By now, everyone is aware of the hits taken by the
US banks and financial institutions on account of
sub-prime mortgages and collateralised debt
obligations (CDOs). Everyone expects more hits in
the coming months, with the total write-down in the
US to be around $ 450 billion. What has caught the
market unaware is the additional hit that the system
may have to take on account of monoline bond
insurers.
US bonds need their credit risks to be underwritten
by insurers. There are some insurers called the
monolines, who ‘rent’ their AAA ratings to
underwrite municipal bonds. Since municipal bonds
are very safe, it is a good model: small capital
base, AAA ratings, underwriting tons of safe papers
for small fees resulting in good profits.
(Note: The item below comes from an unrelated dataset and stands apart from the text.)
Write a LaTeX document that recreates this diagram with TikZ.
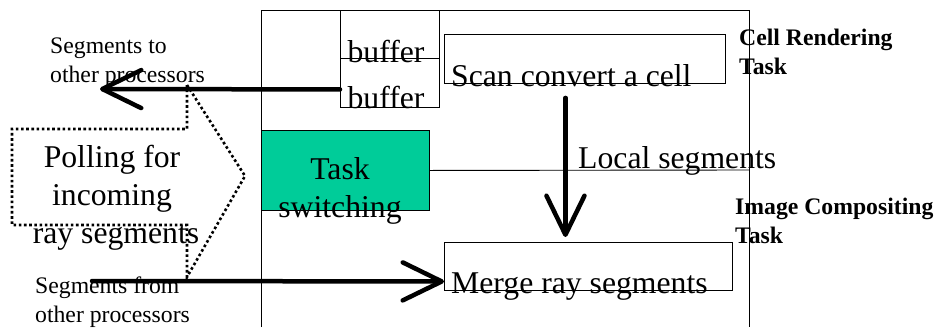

In the
aggregate, the monolines underwrite some $ 2.5
trillion of debt.
During the sub-prime and CDO frenzy, some monolines
got lured by higher fees, and began underwriting
sub-prime paper and related CDOs. For instance, the
Ambac Financial Group had a direct exposure of $ 8.8
billion in sub-prime mortgage backed securities and
another $ 29 billion in CDOs. MBIA, another monoline,
had an exposure of $ 5 billion in sub-prime paper,
and $ 25 billion in CDOs. As defaults rose, so too
did the losses of these firms. In Q4, 2007, Ambac
lost $ 3.26 billion loss; and MBIA wrote down assets
by $ 5.3 billion.
Given these large losses and relatively thin capital
bases, the monolines are hard-pressed to re-capitalise
— and face ratings downgrades. For instance, Fitch
has already reduced Ambac’s rating from AAA to AA.
This downgrade creates systemic problems. When an
insurer’s credit rating is downgraded, so too is the
rating of all the bonds that it has insured. Hence,
for each monoline getting a lower rating, there is
an identical downgrading of all the bonds
underwritten by it —involving several billions of
dollars. That, in turn, triggers mark-to-market
losses of all institutions holding such bonds.
Bloomberg estimates that a downgrade from AAA to AA
can cost up to $ 200 billion in market-to-market
losses. That is huge and unanticipated.
Now on to the RBI policy — which maintained status
quo on the bank rate, repo and reverse repo and the
CRR. The RBI is a sound institution. However,
sometimes even the best make mistakes, and this time
the RBI has erred in not loosening interest rates.
Why?
First, interest rate arbitrage. At end-November
2007, the interest rate on 3-month US treasury bills
was 4.4 per cent, versus 7.50 per cent on Indian
G-sec. With the 125 basis point Fed cuts, interest
on 3-month T-bills has dropped to 2.83 per cent,
while 3-month Indian G-SECs are ruling at 7.17 per
cent. The arbitrage opportunity has widened
dramatically, and will encourage global investors to
borrow in dollars to invest in rupee bearing
instruments. That will exert stronger pressure on
appreciating the rupee.
Second, high real interest rates. The prime lending
rate (PLR) is between 12.75% and 13.25%. At today’s
cost of living inflation of 5.1%, this is one of the
highest real rates in emerging economies. Thousands
of small and medium businesses who borrow at, or
over, PLR are hurting very badly.
Third, investments and corporate profits. The
results of Q3, 2007-08 show that sales and profits
are down for many manufacturing firms. Also, with
higher interest rates and various bans on ECB, many
companies are postponing or paring investment
decisions. With industry running at full capacity,
this is something that India cannot afford.
Fourth, India will achieve lower growth in 2008-09 —
most likely 8 per cent, with a possibility of it
going down to 7.5 per cent. Already, growth in the
three-month moving average of the Index of
Industrial Production has come down from 13.5% in
January 2007 to 8% in November. Construction growth
is also down. Anything that facilitates growth is
welcome. The RBI’s status quo has not helped.
Finally, the RBI’s extreme stance inflation. The RBI
clearly stated that inflation was down according to
all measures: Wholesale price inflation down to 3.8
per cent; manufacturing inflation down to 3.9 per
cent; and each CPI-based inflation was down. Yet the
RBI believed that there were “upside inflationary
risks in the period ahead”. Keeping interest rates
high and choking growth because of an
ultra-monetarist fear of inflation is not what India
needed today. Pity that the RBI thought otherwise.